Let us limit the resources to the container. In order to configure cgroups for LXC and limit the CPU and memory, a container can create a new configuration file in the /usr/share/lxc/config/"container name".conf directory with the name of our container. For example, to create a configuration file for a container named linuxcontainer, we can use the following command:

kalijester68@htb[/htb]$ sudo vim /usr/share/lxc/config/linuxcontainer.conf

In this configuration file, we can add the following lines to limit the CPU and memory the container can use.

Code: txt

lxc.cgroup.cpu.shares = 512
lxc.cgroup.memory.limit_in_bytes = 512M

When working with containers, it is important to understand the lxc.cgroup.cpu.shares parameter. This parameter determines the CPU time a container can use in relation to the other containers on the system. By default, this value is set to 1024, meaning the container can use up to its fair share of CPU time. However, if we set this value to 512, for example, the container can only use half of the CPU time available on the system. This can be a useful way to manage resources and ensure all containers have the necessary access to CPU time.

One of the key parameters in controlling the resource allocation of a container is the lxc.cgroup.memory.limit_in_bytes parameter. This parameter allows you to set the maximum amount of memory a container can use. It's important to note that this value can be specified in a variety of units, including bytes, kilobytes (K), megabytes (M), gigabytes (G), or terabytes (T), allowing for a high degree of granularity in defining container resource limits. After adding these two lines, we can save and close the file by typing:

[Esc]
:
wq

To apply these changes, we must restart the LXC service.

kalijester68@htb[/htb]$ sudo systemctl restart lxc.service

LXC use namespaces to provide an isolated environment for processes, networks, and file systems from the host system. Namespaces are a feature of the Linux kernel that allows for creating isolated environments by providing an abstraction of system resources.

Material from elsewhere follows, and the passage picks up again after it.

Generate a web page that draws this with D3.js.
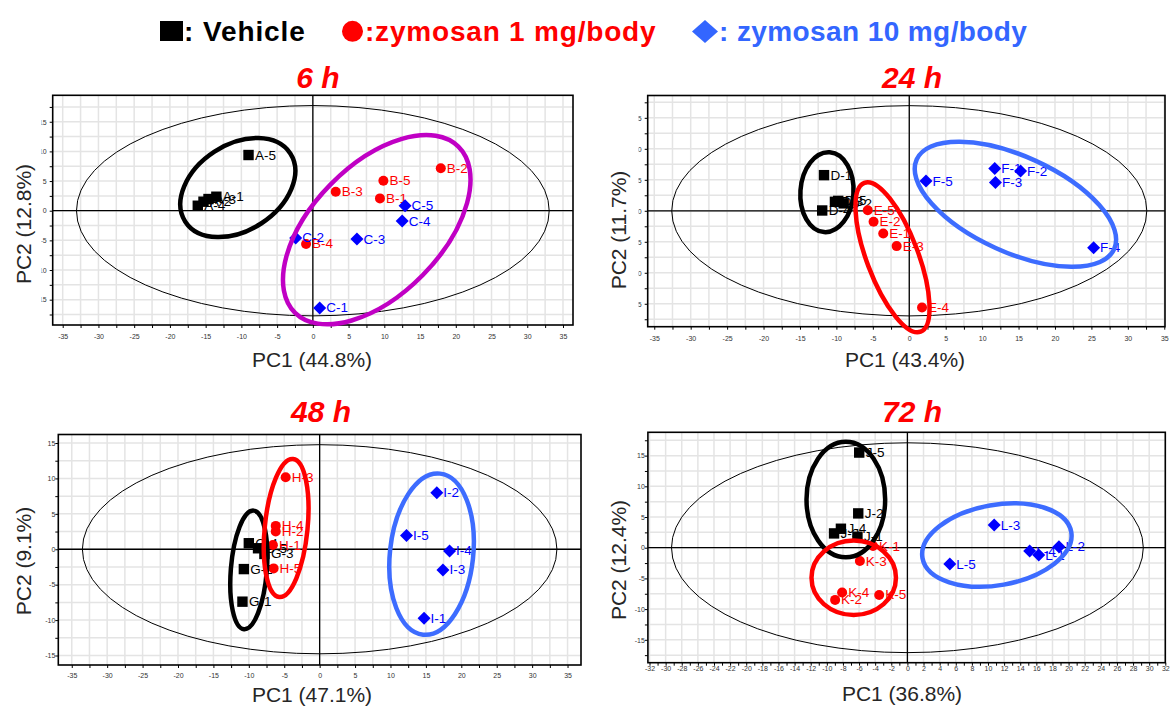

Namespaces are a crucial aspect of containerization as they provide a high degree of isolation for the container's processes, network interfaces, routing tables, and firewall rules. Each container is allocated a unique process ID (pid) number space, isolated from the host system's process IDs. This ensures that the container's processes cannot interfere with the host system's processes, enhancing system stability and reliability. Additionally, each container has its own network interfaces (net), routing tables, and firewall rules, which are completely separate from the host system's network interfaces. Any network-related activity within the container is cordoned off from the host system's network, providing an extra layer of network security.

Moreover, containers come with their own root file system (mnt), which is entirely different from the host system's root file system. This separation between the two ensures that any changes or modifications made within the container's file system do not affect the host system's file system. However, it is important to remember that while namespaces provide a high level of isolation, they do not provide complete security. Therefore, it is always advisable to implement additional security measures to further protect the container and the host system from potential security breaches.

Here are 9 optional exercises to practice LXC:

  1. Install LXC on your machine and create your first container.
  2. Configure the network settings for your LXC container.
  3. Create a custom LXC image and use it to launch a new container.
  4. Configure resource limits for your LXC containers (CPU, memory, disk space).
  5. Explore the lxc-* commands for managing containers.
  6. Use LXC to create a container running a specific version of a web server (e.g., Apache, Nginx).
  7. Configure SSH access to your LXC containers and connect to them remotely.
  8. Create a container with persistence, so changes made to the container are saved and can be reused.
  9. Use LXC to test software in a controlled environment, such as a vulnerable web application or malware.